Education for Progress in Afghanistan
A rundown building, with ripped out windows and pipes. The tiles have been knocked out, there are dusty, empty shelves with no books, and bullet holes in the walls: These are the images that remain, to this day, in the memory of Dorothea Rüland, Secretary General of the German Academic Exchange Service (DAAD). When she visited Kabul University in Afghanistan for the first time in the year 2002, she was shocked: "The university was still standing, but it had been totally gutted," she says.
There was no equipment for the students. It was a similar picture across the country. There were around six universities, each one as squalid as the next. At the time, the DAAD was commissioned, together with a German-Afghan specialist delegation, to help rebuild Afghanistan's system of higher education.
That very same year, the delegation visited local staff working in higher education to develop a reconstruction strategy together. Dorothea Rüland was deeply affected by these encounters with people etched by war. "Every family had lost someone," she reports.
But she also saw in the eyes of these people the "incredible hope that education is the key to the nation's development and also to their own lives," she says. This is no surprise when you learn that Afghanistan has one of the world's youngest populations. United Nations figures say more than 70 percent of the Afghan populace are under 25 years old. For many, an educated young generation is the route to progress.
"Multiplicator effect" in education
During the course of the reconstruction process in Afghanistan, the international community has invested primarily in the country's higher education sector. Now that Rüland has returned to Kabul 10 years on, much has changed: These days, according to figures from the Ministry of Higher Education, some 250,000 women and men are registered at 31 public and more than 70 private universities. Thousands of students graduate from these institutions every year. "I went back to the same university: It now has windows, utility supplies and tiles," says Rüland with a smile. "Nowadays it's a fully-functional university with regular tuition. There are books and laboratories, everything the students need. And there are many female students in attendance, something I'm very pleased about."

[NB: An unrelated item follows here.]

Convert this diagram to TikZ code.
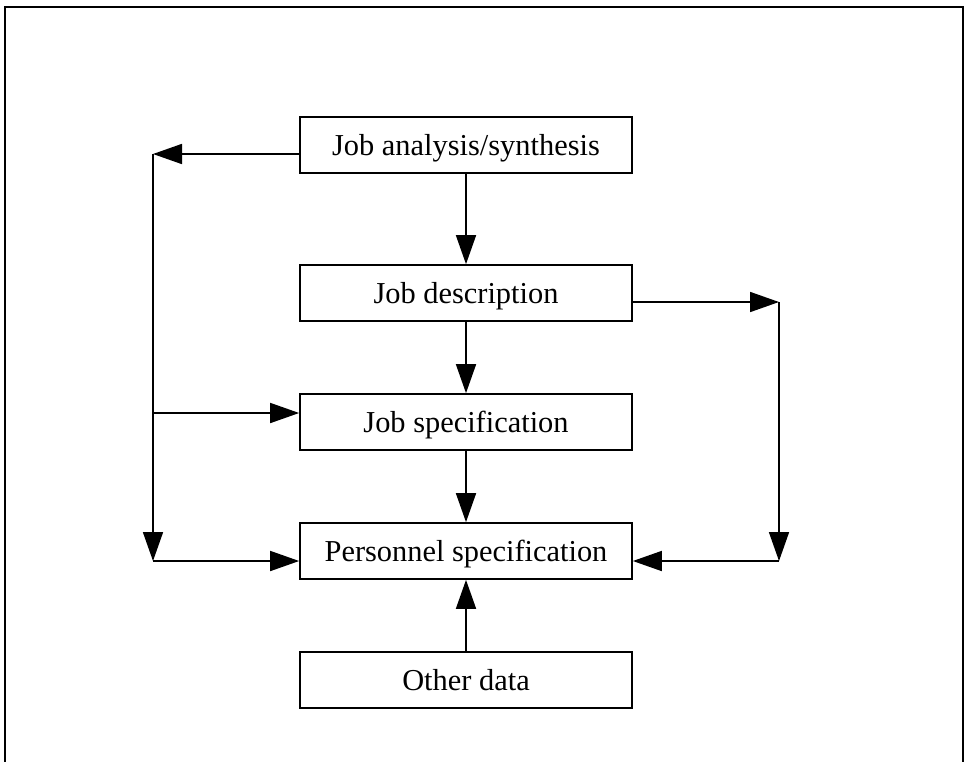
\documentclass[tikz,border=0pt]{standalone}
\usepackage{fontspec}
\setmainfont{Liberation Serif}
\usetikzlibrary{arrows.meta}
\begin{document}
\begin{tikzpicture}[x=1pt,y=-1pt,
  box/.style={draw, line width=1.7pt, minimum width=332pt, minimum height=56pt,
    inner sep=0pt, text height=21pt, text depth=0pt,
    font=\fontsize{30.4}{36}\selectfont},
  conn/.style={line width=1.7pt, -{Triangle[length=29pt,width=20pt]}}]
\useasboundingbox (0,0) rectangle (965,761);
% open frame around the chart
\draw[line width=2pt] (5,770) -- (5,7) -- (963,7) -- (963,770);

% boxes of the chart
\node[box] (ana) at (466,145) {Job analysis/synthesis};
\node[box] (desc) at (466,293) {Job description};
\node[box] (spec) at (466,422) {Job specification};
\node[box] (pers) at (466,551) {Personnel specification};
\node[box] (other) at (466,680) {Other data};

% turning points of the side loops
\coordinate (L1) at (153,154);
\coordinate (L3) at (153,413);
\coordinate (L2) at (153,561);
\coordinate (R1) at (779,302);
\coordinate (R2) at (779,561);

% main column
\draw[conn] (ana) -- (desc);
\draw[conn] (desc) -- (spec);
\draw[conn] (spec) -- (pers);
\draw[conn] (other) -- (pers);

% left loop
\draw[conn] ([yshift=-9pt]ana.west) -- (L1);
\draw[conn] (L1) -- (L2);
\draw[conn] (L2) -- ([yshift=-10pt]pers.west);
\draw[conn] (L3) -- ([yshift=9pt]spec.west);

% right loop
\draw[conn] ([yshift=-9pt]desc.east) -- (R1);
\draw[conn] (R1) -- (R2);
\draw[conn] (R2) -- ([yshift=-10pt]pers.east);
\end{tikzpicture}
\end{document}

Since 2002, the DAAD has been sponsoring an average of 700 Afghans every year in the way of grants, short visits to Germany and further education in Afghanistan itself. It is the scholarships for Masters degrees in Germany that are an especially appealing prospect for many young Afghans. Just a few days ago, 28 Afghan students celebrated completing their Masters in Bochum, and 24 others in Berlin. "They are returning to Afghanistan to teach at universities there," says Alexander Kupfer from Afghanistan department at the DAAD.

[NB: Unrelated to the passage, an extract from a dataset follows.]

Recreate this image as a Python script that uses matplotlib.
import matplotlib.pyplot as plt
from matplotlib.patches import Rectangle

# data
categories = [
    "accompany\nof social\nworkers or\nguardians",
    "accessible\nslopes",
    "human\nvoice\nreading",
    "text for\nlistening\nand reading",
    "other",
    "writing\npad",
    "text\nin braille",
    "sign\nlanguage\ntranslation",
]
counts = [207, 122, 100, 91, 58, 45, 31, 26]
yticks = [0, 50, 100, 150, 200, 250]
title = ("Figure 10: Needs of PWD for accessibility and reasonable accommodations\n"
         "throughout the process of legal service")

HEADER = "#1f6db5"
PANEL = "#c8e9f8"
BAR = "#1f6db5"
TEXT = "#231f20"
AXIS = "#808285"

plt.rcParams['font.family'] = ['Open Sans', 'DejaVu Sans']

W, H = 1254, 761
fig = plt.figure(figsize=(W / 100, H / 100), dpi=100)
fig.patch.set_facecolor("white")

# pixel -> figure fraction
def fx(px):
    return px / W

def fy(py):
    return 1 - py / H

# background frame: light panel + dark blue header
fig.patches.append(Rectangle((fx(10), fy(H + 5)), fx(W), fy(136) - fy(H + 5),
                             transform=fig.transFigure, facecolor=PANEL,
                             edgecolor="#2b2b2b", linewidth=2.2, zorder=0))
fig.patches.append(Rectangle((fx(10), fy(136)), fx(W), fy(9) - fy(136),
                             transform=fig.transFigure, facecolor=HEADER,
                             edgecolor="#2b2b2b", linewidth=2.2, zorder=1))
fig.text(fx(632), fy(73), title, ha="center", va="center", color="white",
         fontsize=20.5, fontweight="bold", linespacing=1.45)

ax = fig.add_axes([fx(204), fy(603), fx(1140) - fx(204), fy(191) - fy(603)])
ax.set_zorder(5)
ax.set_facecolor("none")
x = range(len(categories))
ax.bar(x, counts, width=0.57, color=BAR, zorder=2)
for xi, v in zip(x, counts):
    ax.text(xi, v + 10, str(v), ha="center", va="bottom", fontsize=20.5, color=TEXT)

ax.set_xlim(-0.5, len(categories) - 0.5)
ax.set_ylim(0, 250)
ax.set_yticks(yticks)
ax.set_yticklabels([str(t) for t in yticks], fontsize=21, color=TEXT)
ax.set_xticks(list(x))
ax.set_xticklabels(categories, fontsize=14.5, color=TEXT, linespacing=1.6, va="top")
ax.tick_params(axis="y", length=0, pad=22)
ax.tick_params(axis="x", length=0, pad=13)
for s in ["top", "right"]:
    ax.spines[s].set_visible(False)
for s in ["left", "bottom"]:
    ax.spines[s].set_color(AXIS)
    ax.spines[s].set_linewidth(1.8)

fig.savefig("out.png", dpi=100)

He expects more than 2,500 Afghan students to benefit from the tuition given by the 24 Berlin Masters graduates alone over the next three years – what's known as a multiplicator effect set to continue into the future. "At the moment we expect to be able to continue these projects over the next 10 years – over what's being called the transformation decade – and support Afghanistan in its reconstruction process," he says.
But despite the positive developments, the Afghan education system still displays numerous shortfalls. Many students are critical of what they say is the inadequate training given to most of the tutors, and the lack of books and other learning materials. The discipline of academic research is still in its infancy. Another negative aspect is the jobs market: The many thousand graduates are left sitting on their qualifications due to the lack of professional opportunities. The jobless rate in Afghanistan is currently 35 percent.
Fears for the future
Graduates Zarifa Jalali and Jamshed Haidery are now returning as tutors to the University of Kabul with Masters degrees in economics. Zarifa – one of two women in the group – is happy that her family supported her continuing education. "In a society such as this in Afghanistan it's very important to have family backing," she says. But there are neighbours and other people living nearby who think differently, she adds. "They can't understand how my family could allow me to go abroad," says the 27-year-old graduate.

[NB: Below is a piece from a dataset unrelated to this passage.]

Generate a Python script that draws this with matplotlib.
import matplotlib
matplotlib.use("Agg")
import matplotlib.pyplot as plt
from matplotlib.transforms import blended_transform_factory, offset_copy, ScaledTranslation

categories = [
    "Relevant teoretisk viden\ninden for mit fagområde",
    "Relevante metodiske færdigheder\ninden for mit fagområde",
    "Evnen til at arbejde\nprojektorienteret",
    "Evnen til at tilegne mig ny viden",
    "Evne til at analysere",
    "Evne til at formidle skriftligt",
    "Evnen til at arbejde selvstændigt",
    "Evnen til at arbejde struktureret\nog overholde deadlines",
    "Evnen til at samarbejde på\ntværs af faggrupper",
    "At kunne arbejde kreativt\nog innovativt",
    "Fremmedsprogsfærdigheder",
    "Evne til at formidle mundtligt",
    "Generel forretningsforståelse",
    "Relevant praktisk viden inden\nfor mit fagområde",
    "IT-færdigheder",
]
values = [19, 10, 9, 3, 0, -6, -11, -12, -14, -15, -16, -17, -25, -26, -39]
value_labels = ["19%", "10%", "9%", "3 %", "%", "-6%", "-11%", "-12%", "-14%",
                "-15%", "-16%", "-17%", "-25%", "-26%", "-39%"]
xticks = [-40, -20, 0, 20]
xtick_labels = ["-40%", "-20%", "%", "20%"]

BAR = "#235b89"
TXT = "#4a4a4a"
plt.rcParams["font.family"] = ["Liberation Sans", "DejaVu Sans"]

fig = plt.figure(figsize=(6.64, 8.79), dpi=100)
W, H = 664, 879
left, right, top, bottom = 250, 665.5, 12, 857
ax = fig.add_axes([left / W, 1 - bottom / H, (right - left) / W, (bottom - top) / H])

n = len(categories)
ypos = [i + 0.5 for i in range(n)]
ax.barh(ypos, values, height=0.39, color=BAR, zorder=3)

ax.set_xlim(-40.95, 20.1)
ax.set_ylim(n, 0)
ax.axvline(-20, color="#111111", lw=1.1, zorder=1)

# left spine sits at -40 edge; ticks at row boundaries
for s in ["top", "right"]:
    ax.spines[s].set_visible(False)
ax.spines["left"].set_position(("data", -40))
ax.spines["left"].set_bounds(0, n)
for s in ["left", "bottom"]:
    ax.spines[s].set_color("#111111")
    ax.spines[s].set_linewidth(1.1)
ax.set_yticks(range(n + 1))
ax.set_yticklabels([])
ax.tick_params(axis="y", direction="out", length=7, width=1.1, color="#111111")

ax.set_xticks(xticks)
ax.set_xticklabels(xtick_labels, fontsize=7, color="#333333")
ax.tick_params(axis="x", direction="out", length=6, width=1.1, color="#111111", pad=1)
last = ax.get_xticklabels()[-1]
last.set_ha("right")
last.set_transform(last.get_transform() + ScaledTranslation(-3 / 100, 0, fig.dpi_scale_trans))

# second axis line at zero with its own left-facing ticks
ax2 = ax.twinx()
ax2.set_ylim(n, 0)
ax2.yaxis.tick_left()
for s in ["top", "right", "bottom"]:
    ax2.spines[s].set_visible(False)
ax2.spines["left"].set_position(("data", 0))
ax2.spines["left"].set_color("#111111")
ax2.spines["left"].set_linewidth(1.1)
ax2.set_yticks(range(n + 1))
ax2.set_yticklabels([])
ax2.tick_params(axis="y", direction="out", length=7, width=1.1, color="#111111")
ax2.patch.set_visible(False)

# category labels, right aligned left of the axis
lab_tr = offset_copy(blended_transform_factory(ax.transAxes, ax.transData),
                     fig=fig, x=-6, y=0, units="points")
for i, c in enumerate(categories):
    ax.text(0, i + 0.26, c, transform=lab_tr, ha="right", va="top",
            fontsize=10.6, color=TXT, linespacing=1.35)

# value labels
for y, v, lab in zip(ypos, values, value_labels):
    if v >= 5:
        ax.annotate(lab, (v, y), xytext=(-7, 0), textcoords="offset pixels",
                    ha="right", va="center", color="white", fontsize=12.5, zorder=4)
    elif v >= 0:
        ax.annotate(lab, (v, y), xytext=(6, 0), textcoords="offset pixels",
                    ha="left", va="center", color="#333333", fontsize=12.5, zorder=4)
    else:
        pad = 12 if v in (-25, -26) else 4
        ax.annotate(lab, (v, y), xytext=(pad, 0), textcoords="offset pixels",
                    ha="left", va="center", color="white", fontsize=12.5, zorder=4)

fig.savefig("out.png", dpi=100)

Jamshed has mixed feelings about his return to Afghanistan. "I'm worried about the welfare of my family and fellow students. There were several Taliban attacks during our study period in Germany. We've lost colleagues and friends, because they worked with the government or studied in the West," he says.
The fact that she, as a woman, was able to study abroad, is an example of how Afghan society is on the way to further emancipation, says Zarifa. But she fears that it could all be for nothing if radical Islamic forces are returned to power following the NATO troop pullout in 2014. "Thousands of women who have studied like me would be forced back into their homes. Their potential would be untapped and lost as a result."
Zarifa and Jamshed believe that presidential elections scheduled for April next year will be decisive in averting such a setback. As far as they are concerned, they want to do whatever they can to pass on their newly-acquired knowledge to future generations in Afghanistan.